LLM의 출력 결과를 파싱하여 아래와 같이 **pandas DataFrame** 형태로 시각화하시오.

| Word/Phrase | Definition                         | PoS  | Example Sentence                                      |
|-------------|-------------------------------------|------|--------------------------------------------------------|
| convene     | to come together for a meeting     | verb | The committee will convene next week.                 |
| consensus   | general agreement                  | noun | The group reached a consensus after a long discussion.|
| proposal    | a suggestion or plan               | noun | He submitted a proposal for the new project.          |

## 환경설정

In [2]:
from google.colab import userdata
OPENAI_API_KEY = userdata.get('OPENAI_API_KEY')

In [3]:
from openai import OpenAI

client = OpenAI(api_key=OPENAI_API_KEY)

## 프롬프트 입력

In [5]:
system_message = '''
You are an expert English vocabulary extractor for language learners.

## System Instruction:
Given a block of English text, your task is to extract high-value vocabulary items suitable for advanced language learners and output them in Anki flashcard format.

### Requirements:
- Only extract meaningful vocabulary or expressions:
  - Exclude very common/easy words (e.g., "and", "good", "go")
  - Include:
    - Advanced or uncommon vocabulary
    - Proper nouns (e.g., historical names, organizations)
    - Technical terms (e.g., economics, biology)
    - Idiomatic expressions and phrasal verbs
- Each card must contain **exactly four fields**, separated by **semicolon (;)**:
  1. The word or expression
  2. Definition (in English or Korean)
  3. Part of speech (noun, verb, adj, etc.)
  4. Example sentence (in English)
- Output each card in a single line.

---

## Input Text:
The economic outlook remains uncertain due to geopolitical tensions and volatile energy markets.
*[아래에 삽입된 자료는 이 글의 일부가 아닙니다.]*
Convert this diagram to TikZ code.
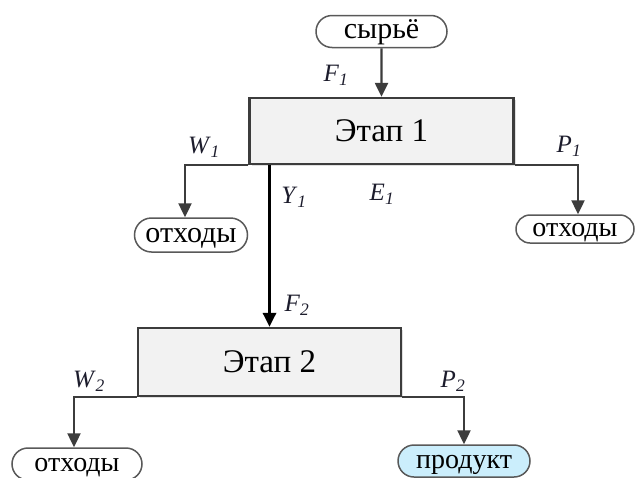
\documentclass[tikz,border=0pt]{standalone}
\usepackage{fontspec}
\setmainfont{Liberation Serif}
\usetikzlibrary{arrows.meta,shapes.misc,shadows}
\definecolor{linegray}{HTML}{3C3C3C}
\definecolor{boxfill}{HTML}{F2F2F2}
\definecolor{prodfill}{HTML}{CBEEFC}
\definecolor{lblcolor}{HTML}{1C1C2C}
\newcommand{\flowlbl}[2]{\textit{#1}\textsubscript{\textit{#2}}}
\tikzset{stage/.style={draw=linegray, line width=2.4pt, fill=boxfill, inner sep=0pt,
		minimum width=264pt, minimum height=66pt,
		drop shadow={shadow xshift=2pt, shadow yshift=-2pt, fill=black!25},
		font=\fontsize{33}{38}\selectfont},
	pill/.style={draw=linegray!85, line width=1.5pt, fill=white, rounded rectangle, inner sep=0pt,
		text height=18pt, text depth=4pt,
		minimum height=32pt, font=\fontsize{30}{34}\selectfont},
	flow/.style={draw=linegray, line width=2.4pt, -{Triangle[width=13pt,length=14pt]}},
	mainflow/.style={flow, draw=black, line width=3.2pt},
	lbl/.style={text=lblcolor, font=\fontsize{25}{29}\selectfont, inner sep=0pt}}

\begin{document}
\begin{tikzpicture}[x=1pt, y=-1pt]
		\useasboundingbox (0,0) rectangle (637,477);
		\clip (0,0) rectangle (637,477);
		% stages
		\node[stage] (stage1) at (381.5,131){Этап 1};
		\node[stage, minimum width=263pt, minimum height=68pt] (stage2) at (269.5,362){Этап 2};
		% inputs and outputs
		\node[pill, minimum width=131pt] (raw) at (381.5,31.5){сырьё};
		\node[pill, minimum width=113pt, minimum height=34pt] (w1out) at (191,235){отходы};
		\node[pill, minimum width=118pt, minimum height=28pt, font=\fontsize{28}{32}\selectfont] (p1out) at (575,229){отходы};
		\node[pill, minimum width=130pt, font=\fontsize{28}{32}\selectfont] (w2out) at (77,464){отходы};
		\node[pill, fill=prodfill, minimum width=132pt, font=\fontsize{28}{32}\selectfont] (product) at (464,461){продукт};
		% streams
		\draw[flow] (raw) -- (stage1);
		\draw[flow] (stage1.south west) -| ([xshift=-6pt]w1out.north);
		\draw[flow] (stage1.south east) -| ([xshift=3pt]p1out.north);
		\draw[mainflow] (stage1.south -| stage2.north) -- (stage2.north);
		\draw[flow] (stage2.south west) -| ([xshift=-3pt]w2out.north);
		\draw[flow] (stage2.south east) -| (product.north);
		% stream labels
		\node[lbl] (f1) at (336,75){\flowlbl{F}{1}};
		\node[lbl] (w1) at (204,147){\flowlbl{W}{1}};
		\node[lbl] (y1) at (294,197){\flowlbl{Y}{1}};
		\node[lbl] (e1) at (382,194){\flowlbl{E}{1}};
		\node[lbl] (p1) at (569,146){\flowlbl{P}{1}};
		\node[lbl] (f2) at (297,305){\flowlbl{F}{2}};
		\node[lbl] (w2) at (89,381){\flowlbl{W}{2}};
		\node[lbl] (p2) at (453,381){\flowlbl{P}{2}};
\end{tikzpicture}
\end{document}
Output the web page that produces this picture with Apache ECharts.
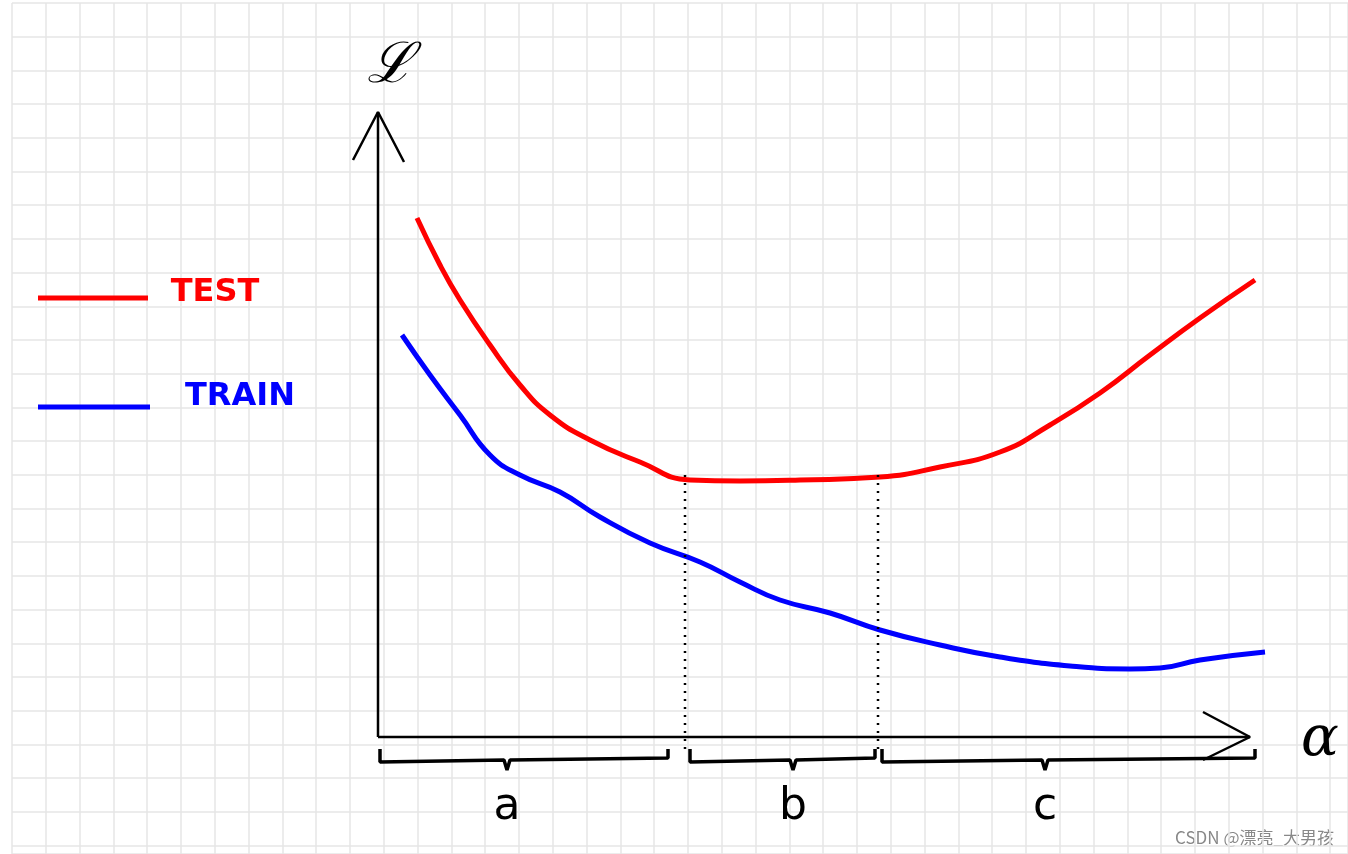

Analysts warn that inflation may persist, driven by supply chain disruptions and labor shortages.

---

## Output Format (Anki CSV Style):
geopolitical;relating to international politics and geography;adjective;Geopolitical issues are affecting global stability.
volatile;likely to change rapidly and unpredictably;adjective;The energy market is highly volatile these days.
inflation;an increase in prices and fall in the purchasing value of money;noun;High inflation hurts consumer spending.
supply chain;a network between a company and its suppliers to produce and distribute a product;noun;The supply chain was disrupted during the pandemic.
labor shortage;not enough available workers to fill jobs;noun;Restaurants are struggling due to labor shortages.

---

## Your Task:
Generate vocabulary flashcards from the following input text in the above format.
'''

In [6]:
user_message = '''
The committee will convene next week to discuss the new policy proposals and reach a consensus.
'''

response = client.chat.completions.create(
  model="gpt-4o-mini",
  messages=[
    {
      "role": "system",
      "content": [
        {
          "type": "text",
          "text": system_message
        }
      ]
    },
    {
      "role": "user",
      "content": [
        {
          "type": "text",
          "text": user_message
        }
      ]
    }
  ],
  response_format={
    "type": "text"
  },
  temperature=1,
  max_completion_tokens=2048,
  top_p=1,
  frequency_penalty=0,
  presence_penalty=0
)
print(response.choices[0].message.content)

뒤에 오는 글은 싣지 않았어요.